Pothole, after pothole, after pothole creates a dangerous ride for bikers.
"These things don't have shocks," explained rider, Yvonne LeFave.
After she lost a friend in a bike accident, LeFave began participating in the annual Ride of Silence.
She leads the pack with a white "ghost bike" on top of hers.
"It raises awareness of something that folks need to know, both riders and drivers. You know, that there are, there are some risks here and the more we can be aware of each other, the less risk there is," she explained.
One of the causes of those risks? LeFave said uneven roads.
So, this year, she helped organizers plan a route around the section of Michigan Avenue that's causing a safety hazard.
"There'll be too much weaving in and out and trying not to hit potholes," explained organizer, Lysne Tait. "So, we didn't want to get anyone hurt. I mean, we're all about safety right?"

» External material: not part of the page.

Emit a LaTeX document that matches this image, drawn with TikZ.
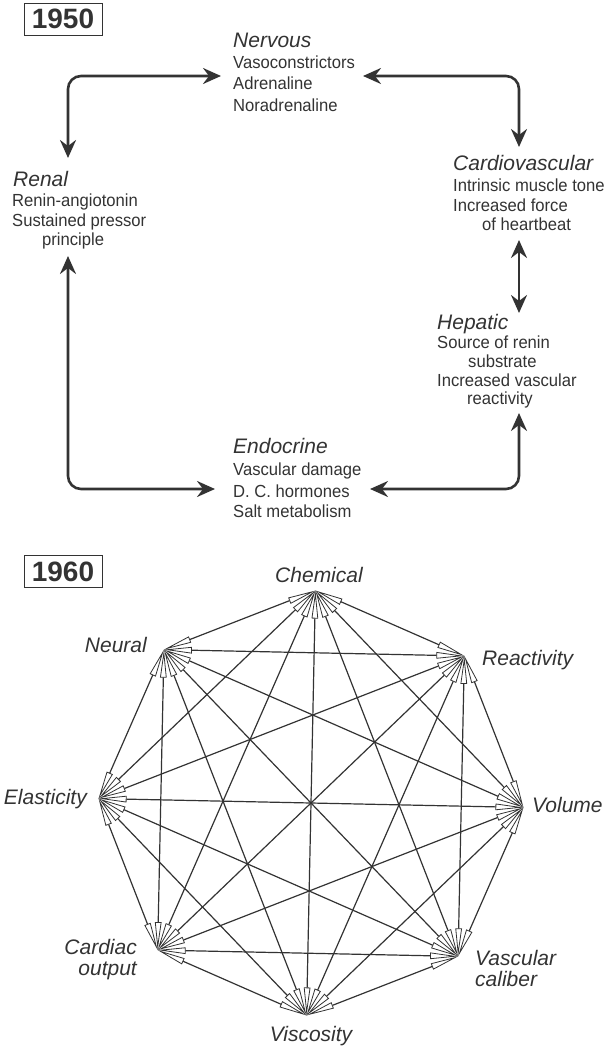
\documentclass[tikz,border=0pt]{standalone}
\usepackage{fontspec}
\setmainfont{Liberation Sans}
\newfontfamily\bodyfamily[FakeStretch=0.95]{Liberation Sans}
\usetikzlibrary{arrows.meta}
\definecolor{ink}{HTML}{333333}

\begin{document}
\begin{tikzpicture}[x=1pt,y=-1pt,
  heading/.style={font=\fontsize{21}{24}\selectfont\itshape, text=ink, inner sep=0pt, anchor=base west},
  bodyline/.style={font=\bodyfamily\fontsize{17.5}{21}\selectfont, text=ink, inner sep=0pt, anchor=base west},
  yearbox/.style={draw=ink, line width=0.8pt, font=\fontsize{28}{30}\selectfont\bfseries, text=ink,
    inner xsep=0pt, inner ysep=6pt, text height=20pt, text depth=0pt, minimum width=78pt},
  link/.style={draw=ink, line width=2.6pt, rounded corners=13pt, {Stealth[length=18pt,width=16pt,inset=6pt]}-{Stealth[length=18pt,width=16pt,inset=6pt]}},
  edge/.style={draw=ink, line width=1.2pt,
    {Triangle[length=28pt,width=6.5pt,fill=white,line width=0.8pt]}-{Triangle[length=28pt,width=6.5pt,fill=white,line width=0.8pt]}},
  vlabel/.style={font=\fontsize{21}{24}\selectfont\itshape, text=ink, inner sep=0pt}
]
\useasboundingbox (0,0) rectangle (607,1048);

% ---------- 1950: ring of five systems ----------
\node[yearbox] (y1950) at (63,19) {1950};

\node[heading] (nervous) at (233,48) {Nervous};
\node[bodyline] (nerv1) at (233,69) {Vasoconstrictors};
\node[bodyline] (nerv2) at (233,90) {Adrenaline};
\node[bodyline] (nerv3) at (233,112) {Noradrenaline};

\node[heading] (renal) at (13,187) {Renal};
\node[bodyline] (ren1) at (12,207) {Renin-angiotonin};
\node[bodyline] (ren2) at (12,227) {Sustained pressor};
\node[bodyline] (ren3) at (42,246) {principle};

\node[heading] (cardio) at (453,171) {Cardiovascular};
\node[bodyline] (car1) at (453,192) {Intrinsic muscle tone};
\node[bodyline] (car2) at (453,212) {Increased force};
\node[bodyline] (car3) at (482,231) {of heartbeat};

\node[heading] (hepatic) at (437,329) {Hepatic};
\node[bodyline] (hep1) at (437,348) {Source of renin};
\node[bodyline] (hep2) at (468,367) {substrate};
\node[bodyline] (hep3) at (437,386) {Increased vascular};
\node[bodyline] (hep4) at (467,404) {reactivity};

\node[heading] (endocrine) at (233,453) {Endocrine};
\node[bodyline] (end1) at (233,475) {Vascular damage};
\node[bodyline] (end2) at (233,497) {D. C. hormones};
\node[bodyline] (end3) at (233,517) {Salt metabolism};

% arrow ends beside each block
\coordinate (renalN) at (68,158);
\coordinate (renalS) at (68,256);
\coordinate (nervW) at (221,76);
\coordinate (nervE) at (363,76);
\coordinate (cardN) at (519,147);
\coordinate (cardS) at (519,240);
\coordinate (hepN) at (519,313);
\coordinate (hepS) at (519,413);
\coordinate (endW) at (215,489);
\coordinate (endE) at (370,489);

\draw[link] (renalN) |- (nervW);
\draw[link] (nervE) -| (cardN);
\draw[link] (cardS) -- (hepN);
\draw[link] (hepS) |- (endE);
\draw[link] (renalS) |- (endW);

% ---------- 1960: every factor linked to every other ----------
\node[yearbox] (y1960) at (63,571) {1960};

\foreach \k/\a in {1/88.8, 2/43.8, 3/-1.2, 4/-46.2, 5/-91.2, 6/-136.2, 7/178.8, 8/133.8}
  \coordinate (v\k) at ({311+212.5*cos(\a)},{803-212.5*sin(\a)});

\foreach \i in {1,...,7}{
  \pgfmathtruncatemacro{\first}{\i+1}
  \foreach \j in {\first,...,8}{
    \draw[edge] (v\i) -- (v\j);
  }
}

\node[vlabel, anchor=base] (chemical) at (319,582) {Chemical};
\node[vlabel, anchor=base west] (reactivity) at (482,665) {Reactivity};
\node[vlabel, anchor=base west] (volume) at (532,812) {Volume};
\node[vlabel, anchor=base west, text depth=0pt] (vascular) at (475,965) {Vascular};
\node[vlabel, anchor=base west, text height=11pt] (caliber) at (475,986) {caliber};
\node[vlabel, anchor=base] (viscosity) at (311,1041) {Viscosity};
\node[vlabel, anchor=base east, text depth=0pt] (cardiac) at (137,954) {Cardiac};
\node[vlabel, anchor=base east, text height=11pt] (output) at (137,975) {output};
\node[vlabel, anchor=base east] (elasticity) at (87,804) {Elasticity};
\node[vlabel, anchor=base east] (neural) at (147,652) {Neural};
\end{tikzpicture}
\end{document}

Michigan State Police said the number of bicyclist deaths has risen 57% in the past year, with 21 in 2014 and 33 in 2015.
"We were somewhat alarmed because we're not able to explain why the increase. We can only surmise that people are more distracted while driving, or possibly, there's just simply been more bicyclists out there, exercising or just riding for enjoyment," he said.
Lt. Thomas is asking riders to wear a helmet and bright clothing, and use mirrors and lights.
And for drivers, he said, "Leave that space, slow down, move over when you can to allow that bicyclist room to operate."
Because, he said, the road is supposed to be shared.
"That's the most important thing," Tait said. "We don't want to do any more of these."
Around 200 riders are expected to participate this year. They're riding in unison with 391 other cities around the world.